Requirement
Skip all pictures. Write out the data below from its first line through the line that contains "from matplotlib.offsetbox import".

Data provided
- - - - -

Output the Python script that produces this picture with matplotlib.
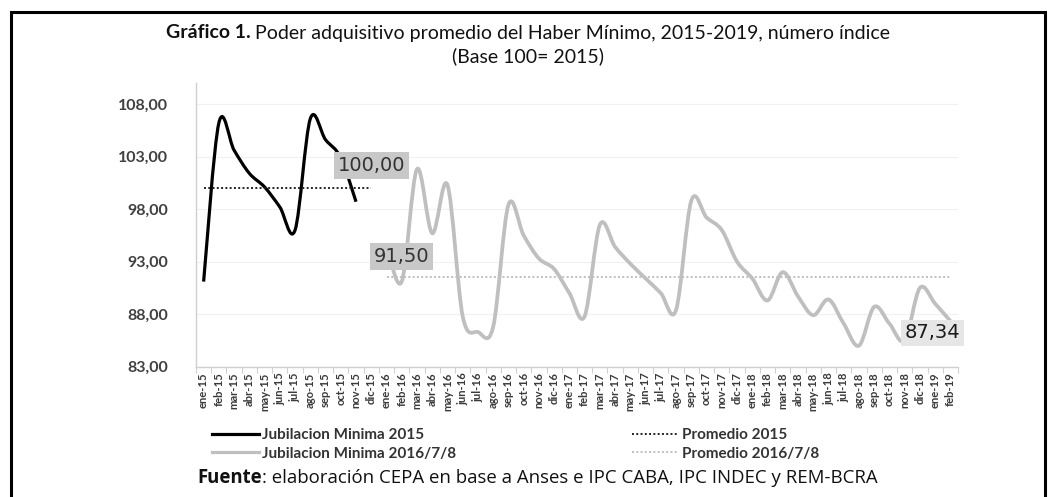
import numpy as np
import matplotlib
matplotlib.use("Agg")
import matplotlib.pyplot as plt
from matplotlib.path import Path
from matplotlib.patches import PathPatch, Rectangle
from matplotlib.lines import Line2D
from matplotlib.offsetbox import TextArea, HPacker, AnchoredOffsetbox

# months on the category axis, ene-15 .. feb-19
meses = ["ene", "feb", "mar", "abr", "may", "jun", "jul", "ago", "sep", "oct", "nov", "dic"]
etiquetas = [f"{m}-{a}" for a in ["15", "16", "17", "18"] for m in meses] + ["ene-19", "feb-19"]

# Jubilacion Minima 2015 (ene-15 .. nov-15)
jub_2015 = [91.1, 106.2, 103.6, 101.4, 100.1, 98.2, 96.0, 106.6, 104.6, 102.9, 98.7]
inicio_2015 = 0

# Jubilacion Minima 2016/7/8 (ene-16 .. feb-19)
jub_2016 = [94.7, 91.1, 101.8, 95.7, 100.3, 87.8, 86.3, 86.8, 98.4, 95.5, 93.3, 92.3,
            90.0, 87.8, 96.5, 94.4, 92.8, 91.4, 90.0, 88.4, 98.8, 97.2, 96.0, 93.0,
            91.4, 89.3, 92.0, 89.7, 87.9, 89.4, 87.1, 85.0, 88.7, 87.1, 85.5, 90.5,
            89.0, 87.34]
inicio_2016 = 12

# averages
prom_2015 = 100.00
prom_2016 = 91.50
n_prom_2015 = 12

NEGRO = "#000000"
GRIS = "#bfbfbf"


def curva_suave(xs, ys):
    # Excel-like smoothed line as cubic bezier segments
    p = np.column_stack([xs, ys]).astype(float)
    n = len(p)
    verts = [p[0]]
    codes = [Path.MOVETO]
    for i in range(n - 1):
        p0 = p[max(i - 1, 0)]
        p1 = p[i]
        p2 = p[i + 1]
        p3 = p[min(i + 2, n - 1)]
        verts += [p1 + (p2 - p0) / 6.0, p2 - (p3 - p1) / 6.0, p2]
        codes += [Path.CURVE4] * 3
    return Path(verts, codes)


fig = plt.figure(figsize=(10.57, 4.97), dpi=100)
ax = fig.add_axes([196 / 1057, 130.3 / 497, 762 / 1057, 283.7 / 497])

x15 = np.arange(inicio_2015, inicio_2015 + len(jub_2015))
x16 = np.arange(inicio_2016, inicio_2016 + len(jub_2016))

ax.add_patch(PathPatch(curva_suave(x15, jub_2015), fill=False, ec=NEGRO, lw=2.3,
                       capstyle="butt", joinstyle="round", zorder=4))
ax.add_patch(PathPatch(curva_suave(x16, jub_2016), fill=False, ec=GRIS, lw=2.7,
                       capstyle="butt", joinstyle="round", zorder=3))

xp15 = np.arange(0, n_prom_2015)
ax.plot(xp15, [prom_2015] * len(xp15), color="#222222", lw=1.4, ls=(0, (1, 1.2)), zorder=5)
ax.plot(x16, [prom_2016] * len(x16), color=GRIS, lw=1.4, ls=(0, (1, 1.2)), zorder=2)

# data labels
caja_osc = dict(boxstyle="square,pad=0.2", fc="#c8c8c8", ec="none")
caja_cla = dict(boxstyle="square,pad=0.2", fc="#e6e6e6", ec="none")
ax.annotate("100,00", xy=(xp15[-1], prom_2015), xytext=(0, 16), textcoords="offset points",
            ha="center", va="center", fontsize=14, family="DejaVu Sans", color="#333333",
            bbox=caja_osc, zorder=6)
ax.annotate("91,50", xy=(x16[0], prom_2016), xytext=(11, 15), textcoords="offset points",
            ha="center", va="center", fontsize=14, family="DejaVu Sans", color="#333333",
            bbox=caja_osc, zorder=6)
ax.annotate("87,34", xy=(x16[-1], jub_2016[-1]), xytext=(-13, -8.5), textcoords="offset points",
            ha="center", va="center", fontsize=14, family="DejaVu Sans",
            color="#1a1a1a", bbox=caja_cla, zorder=6)

ax.set_xlim(-0.5, len(etiquetas) - 0.5)
ax.set_ylim(83, 110)
ax.set_yticks([83, 88, 93, 98, 103, 108])
ax.set_yticklabels([f"{v:.2f}".replace(".", ",") for v in [83, 88, 93, 98, 103, 108]],
                   family="Lato", fontweight="bold", fontsize=11.5, color="#404040")
ax.set_xticks(np.arange(len(etiquetas)))
ax.set_xticklabels(etiquetas, rotation=90, family="Lato", fontweight="bold", fontsize=8.1,
                   color="#3a3a3a")
ax.set_xticks(np.arange(len(etiquetas) + 1) - 0.5, minor=True)
ax.tick_params(axis="x", which="major", length=0, pad=4)
ax.tick_params(axis="x", which="minor", length=4, color="#d0d0d0", width=0.8)
ax.tick_params(axis="y", length=0, pad=20)
ax.grid(axis="y", color="#f0f0f0", lw=0.8)
ax.set_axisbelow(True)
for s in ["top", "right"]:
    ax.spines[s].set_visible(False)
for s in ["left", "bottom"]:
    ax.spines[s].set_color("#d0d0d0")
    ax.spines[s].set_linewidth(1.0)

# legend in two columns
ley_kw = dict(frameon=False, loc="upper left", bbox_transform=fig.transFigure,
              prop=dict(family="Lato", weight="bold", size=11), labelcolor="#333333",
              handlelength=3.1, handletextpad=0.2, labelspacing=0.3, borderpad=0, borderaxespad=0)
h1 = [Line2D([], [], color=NEGRO, lw=2.3), Line2D([], [], color=GRIS, lw=2.3)]
h2 = [Line2D([], [], color="#222222", lw=1.4, ls=(0, (1, 1.2))),
      Line2D([], [], color=GRIS, lw=1.4, ls=(0, (1, 1.2)))]
ley1 = ax.legend(h1, ["Jubilacion Minima 2015", "Jubilacion Minima 2016/7/8"],
                 bbox_to_anchor=(212 / 1057, 1 - 428 / 497), **ley_kw)
ax.add_artist(ley1)
ax.legend(h2, ["Promedio 2015", "Promedio 2016/7/8"],
          bbox_to_anchor=(632 / 1057, 1 - 428 / 497), **ley_kw)

# title
t1 = HPacker(children=[TextArea("Gráfico 1.", textprops=dict(family="Lato", weight="bold", size=14, color="#111111")),
                       TextArea(" Poder adquisitivo promedio del Haber Mínimo, 2015-2019, número índice",
                                textprops=dict(family="Lato", size=14, color="#111111"))],
             pad=0, sep=0, align="baseline")
fig.add_artist(AnchoredOffsetbox(loc="center", child=t1, pad=0, borderpad=0, frameon=False,
                                 bbox_to_anchor=(528 / 1057, 1 - 33 / 497), bbox_transform=fig.transFigure))
fig.text(528 / 1057, 1 - 56 / 497, "(Base 100= 2015)", ha="center", va="center",
         family="Lato", size=14, color="#111111")

# source
f1 = HPacker(children=[TextArea("Fuente", textprops=dict(family="Open Sans", weight="bold", size=13.4, color="#111111")),
                       TextArea(": elaboración CEPA en base a Anses e IPC CABA, IPC INDEC y REM-BCRA",
                                textprops=dict(family="Open Sans", size=13.4, color="#111111"))],
             pad=0, sep=0, align="baseline")
fig.add_artist(AnchoredOffsetbox(loc="center left", child=f1, pad=0, borderpad=0, frameon=False,
                                 bbox_to_anchor=(197 / 1057, 1 - 478 / 497), bbox_transform=fig.transFigure))

# frame around the figure
fig.add_artist(Rectangle((11 / 1057, -0.05), (1045 - 11) / 1057, 1.05 - 12 / 497,
                         transform=fig.transFigure, fill=False, ec="black", lw=2.2))

fig.savefig("out.png", dpi=100)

- - - - -

Reply
Output the Python script that produces this picture with matplotlib.
import numpy as np
import matplotlib
matplotlib.use("Agg")
import matplotlib.pyplot as plt
from matplotlib.path import Path
from matplotlib.patches import PathPatch, Rectangle
from matplotlib.lines import Line2D
from matplotlib.offsetbox import TextArea, HPacker, AnchoredOffsetbox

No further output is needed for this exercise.